Frankfurt or Dublin? Where will the post-Brexit jobs go?

There are a number of interesting trends in Frankfurt at the moment in particular in the property market. There is already a tight market when it comes to housing with prices higher than pretty much any other large city in Germany and properties disappearing very quickly from the rental market. Brexit however has given the market an extra push.

Very few people saw this coming, but immediately Frankfurt was being touted as the main beneficiary of the result. And there are plenty of people looking to benefit personally by investing now in property in order to win on the rental market and price inflation in a couple of years time. Riedberg, Gallus and Ostend are all areas with a lot of new-build, luxury apartments and a bubble is beginning to appear.  And with many central bankers speculating that we could be entering a prolonged Japanese style low/no interest rate decade, mortgages are going to be attractive for a while.

But aren’t people jumping the gun a little? Seems like a risky time to buy property. Prices in Frankfurt are already inflated both for purchase as well as rental and the economy is not so buoyant. Plus there could be some rough times ahead for the Eurozone. In particular, Frankfurt is not the only choice for all of these banking jobs which people expect to relocate to the EU. In particular, Dublin has often been suggested as a competing if not more attractive option. Aside from pubs and Leprechauns, the country is English speaking, innovative, within easy reach of other EU capitals, already attractive for US companies, and has very attractive corporate tax rates.

I had the benefit of visiting this week and talked to quite a few people in the finance district here about the comparison and it seems clear. Even according to people already in Dublin, there is no competition: the jobs will go to Frankfurt. And not because the above reasons aren’t true but because of the natural limitations of Dublin. If Frankfurt has a housing and schooling shortage, it is worse in Dublin with no sign of an improvement. What’s more, there is no sign of a significant improvement of the housing or school system. On top of that, Dublin simply can’t compete with Frankfurt when it comes to the public transport network and the road network leading into Dublin is completely clogged up during rush hour. And add to this the cultural and leisure options in Frankfurt along with the easy connections to other European cities and Frankfurt will win most decisions.

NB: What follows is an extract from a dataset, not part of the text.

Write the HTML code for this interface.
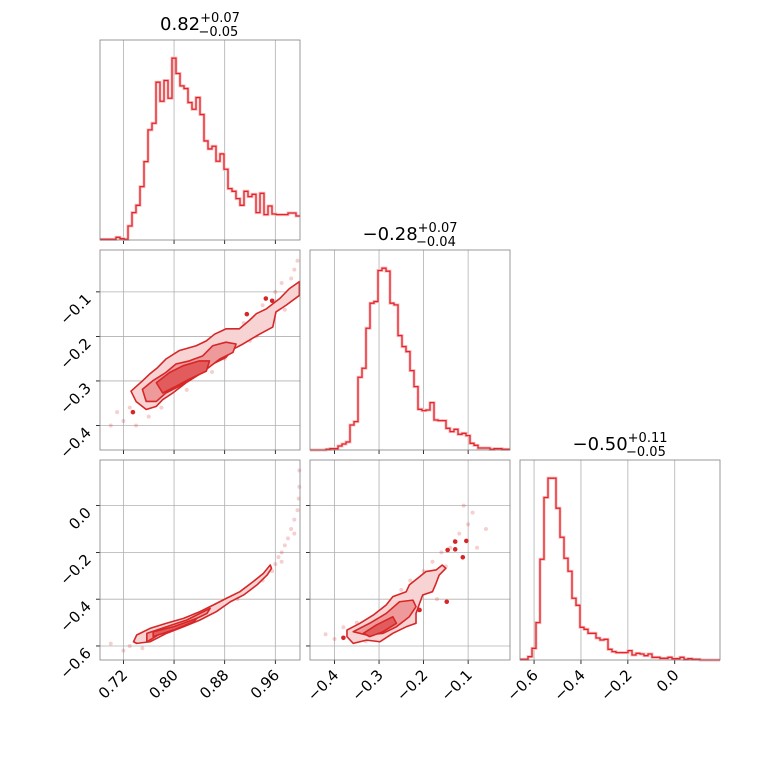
<!DOCTYPE html>
<html><head><meta charset="utf-8">
<style>
html,body{margin:0;padding:0;background:#fff;}
svg{display:block;font-family:"DejaVu Sans","Liberation Sans",sans-serif;}
</style></head>
<body>
<svg id="fig" width="760" height="760" viewBox="0 0 760 760" xmlns="http://www.w3.org/2000/svg">
<rect width="760" height="760" fill="#fff"/>
</svg>
<script>
// ---- data ----
const hist1Counts=[2,2,2,2,8,4,2,42,82,104,160,235,330,350,473,416,478,425,545,499,462,454,412,392,427,376,297,273,281,236,258,212,154,146,124,104,146,130,137,82,140,76,102,78,76,76,76,81,81,72];
const hist2Counts=[0,0,0,0,2,4,4,12,18,24,75,85,218,245,365,440,445,538,545,536,440,435,343,310,295,238,190,122,118,120,142,90,88,88,65,55,62,47,50,43,20,14,6,6,6,2,4,4,2,2];
const hist3Counts=[2,2,10,35,112,302,487,545,545,455,368,305,266,185,164,98,92,80,80,66,60,62,32,25,22,22,22,28,15,20,18,13,18,8,8,5,5,8,4,4,8,2,4,2,2,0,0,0,0,0];
const range1=[0.683,0.999], range2=[-0.455,-0.006], range3=[-0.66,0.193];
const range3y=[-0.660,0.195];
const ticks1=[0.72,0.80,0.88,0.96], tickLabels1=["0.72","0.80","0.88","0.96"];
const ticks2=[-0.4,-0.3,-0.2,-0.1], tickLabels2=["\u22120.4","\u22120.3","\u22120.2","\u22120.1"];
const ticks3=[-0.6,-0.4,-0.2,0.0], tickLabels3=["\u22120.6","\u22120.4","\u22120.2","0.0"];
const titles=[["0.82","+0.07","\u22120.05"],["\u22120.28","+0.07","\u22120.04"],["\u22120.50","+0.11","\u22120.05"]];
const c21Outer=[[0.732,-0.323],[0.750,-0.300],[0.761,-0.285],[0.774,-0.270],[0.787,-0.251],[0.808,-0.232],[0.835,-0.221],[0.851,-0.210],[0.864,-0.195],[0.882,-0.183],[0.903,-0.183],[0.919,-0.164],[0.930,-0.149],[0.946,-0.138],[0.967,-0.115],[0.982,-0.093],[0.998,-0.077],[0.998,-0.108],[0.977,-0.130],[0.961,-0.145],[0.956,-0.179],[0.935,-0.195],[0.909,-0.217],[0.893,-0.229],[0.882,-0.247],[0.861,-0.262],[0.840,-0.285],[0.819,-0.304],[0.798,-0.327],[0.782,-0.342],[0.772,-0.357],[0.756,-0.364],[0.740,-0.346]];
const c21Mid=[[0.750,-0.319],[0.766,-0.300],[0.787,-0.281],[0.803,-0.262],[0.824,-0.255],[0.845,-0.244],[0.861,-0.221],[0.882,-0.213],[0.898,-0.217],[0.893,-0.236],[0.872,-0.251],[0.851,-0.274],[0.830,-0.293],[0.808,-0.312],[0.787,-0.327],[0.772,-0.346],[0.756,-0.346]];
const c21Inner=[[0.772,-0.304],[0.793,-0.281],[0.814,-0.266],[0.840,-0.255],[0.856,-0.255],[0.851,-0.278],[0.824,-0.296],[0.803,-0.312],[0.782,-0.327]];
const c31Outer=[[0.736,-0.582],[0.741,-0.553],[0.762,-0.525],[0.788,-0.503],[0.815,-0.482],[0.841,-0.453],[0.862,-0.425],[0.883,-0.396],[0.904,-0.368],[0.925,-0.325],[0.941,-0.290],[0.952,-0.254],[0.954,-0.268],[0.947,-0.297],[0.931,-0.339],[0.910,-0.382],[0.889,-0.411],[0.867,-0.453],[0.841,-0.489],[0.815,-0.518],[0.788,-0.546],[0.762,-0.582],[0.741,-0.589]];
const c31Mid=[[0.757,-0.546],[0.788,-0.518],[0.820,-0.489],[0.857,-0.439],[0.852,-0.461],[0.820,-0.503],[0.788,-0.532],[0.757,-0.582]];
const c31Inner=[[0.767,-0.539],[0.799,-0.518],[0.836,-0.482],[0.831,-0.496],[0.799,-0.532],[0.767,-0.560]];
const c32Outer=[[-0.372,-0.560],[-0.372,-0.532],[-0.343,-0.503],[-0.313,-0.468],[-0.284,-0.425],[-0.269,-0.389],[-0.239,-0.368],[-0.232,-0.339],[-0.209,-0.304],[-0.195,-0.282],[-0.172,-0.275],[-0.158,-0.254],[-0.150,-0.268],[-0.165,-0.297],[-0.172,-0.332],[-0.180,-0.368],[-0.202,-0.382],[-0.209,-0.418],[-0.217,-0.461],[-0.217,-0.503],[-0.239,-0.518],[-0.269,-0.546],[-0.298,-0.582],[-0.328,-0.575],[-0.358,-0.589]];
const c32Mid=[[-0.358,-0.539],[-0.321,-0.503],[-0.284,-0.461],[-0.254,-0.411],[-0.224,-0.404],[-0.217,-0.432],[-0.232,-0.475],[-0.261,-0.518],[-0.291,-0.546],[-0.328,-0.553]];
const c32Inner=[[-0.335,-0.546],[-0.306,-0.510],[-0.269,-0.475],[-0.261,-0.503],[-0.291,-0.539],[-0.321,-0.560]];
const pts21=[[0.70,-0.40],[0.71,-0.37],[0.72,-0.39],[0.73,-0.36],[0.74,-0.40],[0.76,-0.38],[0.77,-0.30],[0.78,-0.36],[0.80,-0.26],[0.82,-0.32],[0.84,-0.24],[0.86,-0.28],[0.87,-0.20],[0.89,-0.22],[0.91,-0.17],[0.93,-0.20],[0.94,-0.13],[0.95,-0.17],[0.97,-0.08],[0.98,-0.12],[0.99,-0.05],[0.995,-0.03],[0.75,-0.33],[0.79,-0.29],[0.83,-0.27],[0.88,-0.25],[0.92,-0.21],[0.96,-0.10],[0.985,-0.07],[0.975,-0.14]];
const pts31=[[0.70,-0.59],[0.72,-0.62],[0.73,-0.60],[0.75,-0.61],[0.78,-0.53],[0.82,-0.50],[0.86,-0.45],[0.90,-0.40],[0.94,-0.32],[0.955,-0.28],[0.96,-0.25],[0.965,-0.22],[0.97,-0.20],[0.975,-0.17],[0.98,-0.14],[0.985,-0.10],[0.99,-0.06],[0.995,-0.02],[0.997,0.03],[0.998,0.08],[0.998,0.15],[0.99,-0.12],[0.97,-0.24]];
const pts32=[[-0.42,-0.55],[-0.40,-0.57],[-0.38,-0.52],[-0.35,-0.50],[-0.33,-0.58],[-0.30,-0.46],[-0.27,-0.43],[-0.25,-0.36],[-0.23,-0.32],[-0.20,-0.28],[-0.18,-0.24],[-0.16,-0.20],[-0.14,-0.18],[-0.12,-0.12],[-0.10,-0.08],[-0.09,-0.03],[-0.11,0.00],[-0.13,-0.15],[-0.15,-0.26],[-0.19,-0.33],[-0.08,-0.18],[-0.06,-0.10],[-0.28,-0.55],[-0.22,-0.50],[-0.17,-0.40]];
const dots21=[[0.915,-0.150],[0.945,-0.115],[0.955,-0.120],[0.735,-0.37]];
const dots32=[[-0.129,-0.154],[-0.104,-0.151],[-0.146,-0.190],[-0.129,-0.187],[-0.112,-0.221],[-0.148,-0.411],[-0.209,-0.446],[-0.380,-0.565]];

// ---- drawing ----
const NS="http://www.w3.org/2000/svg";
const svg=document.getElementById('fig');
const RED="#d62728", HRED="#e8222a";
function el(tag,attrs,parent){const e=document.createElementNS(NS,tag);for(const k in attrs)e.setAttribute(k,attrs[k]);(parent||svg).appendChild(e);return e;}
const colX=[100,310,520], rowY=[40,250,460], S=200;
const ranges=[range1,range2,range3], yRanges=[range1,range2,range3y], ticks=[ticks1,ticks2,ticks3], tickLabels=[tickLabels1,tickLabels2,tickLabels3];
function sx(col,v){const r=ranges[col];return colX[col]+(v-r[0])/(r[1]-r[0])*S;}
function sy(row,v){const r=yRanges[row];return rowY[row]+S-(v-r[0])/(r[1]-r[0])*S;}

function frame(row,col,hgrid){
  const g=el('g',{});
  
  
  ticks[col].forEach(t=>{const x=sx(col,t);el('line',{x1:x,x2:x,y1:rowY[row],y2:rowY[row]+S,stroke:'#b0b0b0','stroke-width':0.8},g);
    el('line',{x1:x,x2:x,y1:rowY[row]+S,y2:rowY[row]+S+4,stroke:'#000','stroke-width':0.8},g);});
  if(hgrid){ticks[row].forEach(t=>{const y=sy(row,t);el('line',{x1:colX[col],x2:colX[col]+S,y1:y,y2:y,stroke:'#b0b0b0','stroke-width':0.8},g);
    el('line',{x1:colX[col]-4,x2:colX[col],y1:y,y2:y,stroke:'#000','stroke-width':0.8},g);});}
  return g;
}
function border(row,col){const b=el('rect',{x:colX[col],y:rowY[row],width:S,height:S,fill:'none',stroke:'#808080','stroke-width':0.8});
  
  }

function hist(k,counts){
  const g=frame(k,k,false);
  const r=ranges[k], n=counts.length, w=(r[1]-r[0])/n;
  const mx=Math.max(...counts)*1.1;
  const yb=rowY[k]+S;
  const hy=c=>yb-c/mx*S;
  let d='M'+sx(k,r[0])+','+hy(counts[0]);
  counts.forEach((c,i)=>{d+=' H'+sx(k,r[0]+(i+1)*w);if(i<n-1)d+=' V'+hy(counts[i+1]);});
  el('path',{d:d,fill:'none',stroke:'#f4c0c0','stroke-width':3},g);
  const p=el('path',{d:d,fill:'none',stroke:HRED,'stroke-width':1.3},g);
  
  
  border(k,k);
}
function poly(row,col,pts,fill,g){
  const d='M'+pts.map(p=>sx(col,p[0])+','+sy(row,p[1])).join(' L')+' Z';
  return el('path',{d:d,fill:fill,stroke:RED,'stroke-width':1.6,'stroke-linejoin':'round'},g);
}
function twoD(row,col,pts,outer,mid,inner,dots){
  const g=frame(row,col,true);
  pts.forEach(p=>{const c=el('circle',{cx:sx(col,p[0]),cy:sy(row,p[1]),r:2.0,fill:RED,'fill-opacity':0.22},g);
    
    });
  const o=poly(row,col,outer,'#f7d3d3',g);
  
  
  const m=poly(row,col,mid,'#ef9a9a',g);
  
  
  const i=poly(row,col,inner,'#e25c5d',g);
  
  
  (dots||[]).forEach(p=>{const c=el('circle',{cx:sx(col,p[0]),cy:sy(row,p[1]),r:2.3,fill:RED},g);
    
    });
  border(row,col);
}
hist(0,hist1Counts);hist(1,hist2Counts);hist(2,hist3Counts);
twoD(1,0,pts21,c21Outer,c21Mid,c21Inner,dots21);
twoD(2,0,pts31,c31Outer,c31Mid,c31Inner,[]);
twoD(2,1,pts32,c32Outer,c32Mid,c32Inner,dots32);

for(let c=0;c<3;c++){ticks[c].forEach((t,i)=>{const x=sx(c,t),y=rowY[2]+S+8;
  const tx=el('text',{x:x+5,y:y+8,'font-size':15,'text-anchor':'end',transform:'rotate(-45 '+(x+5)+' '+(y+8)+')'});
  tx.textContent=tickLabels[c][i];
  
  });}
for(let r=1;r<3;r++){ticks[r].forEach((t,i)=>{const y=sy(r,t),x=colX[0]-8;
  const tx=el('text',{x:x,y:y+8,'font-size':15,'text-anchor':'end',transform:'rotate(-45 '+x+' '+(y+8)+')'});
  tx.textContent=tickLabels[r][i];
  
  });}
titles.forEach((t,k)=>{const cx=colX[k]+S/2, y=rowY[k]-10;
  const tx=el('text',{x:cx,y:y,'font-size':18,'text-anchor':'middle'});
  
  
  const a=el('tspan',{},tx);a.textContent=t[0];
  const b=el('tspan',{'font-size':13,dy:-8},tx);b.textContent=t[1];
  const c=el('tspan',{'font-size':13,dy:14,dx:-(t[1].length*8.3)},tx);c.textContent=t[2];
});
</script>
</body></html>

So, time to invest in the Frankfurt housing market? Only if you believe the hype about all of the jobs that are coming to Frankfurt. Estimates are currently running at anything from 10-100,000 finance jobs. But before you get excited, don’t forget that at least at the moment, the British market is actually looking quite good at the moment post-referendum and with the 10% drop in the pound, there is a bit of an FDI and export boom going on. By comparison, the German and other European markets are the ones who have been hit worst by Brexit as people speculate on which country will be next to leave the EU experiment.

Which acronym will we be seeing next splashed across the headlines? Czexit? Grexit? Hexit?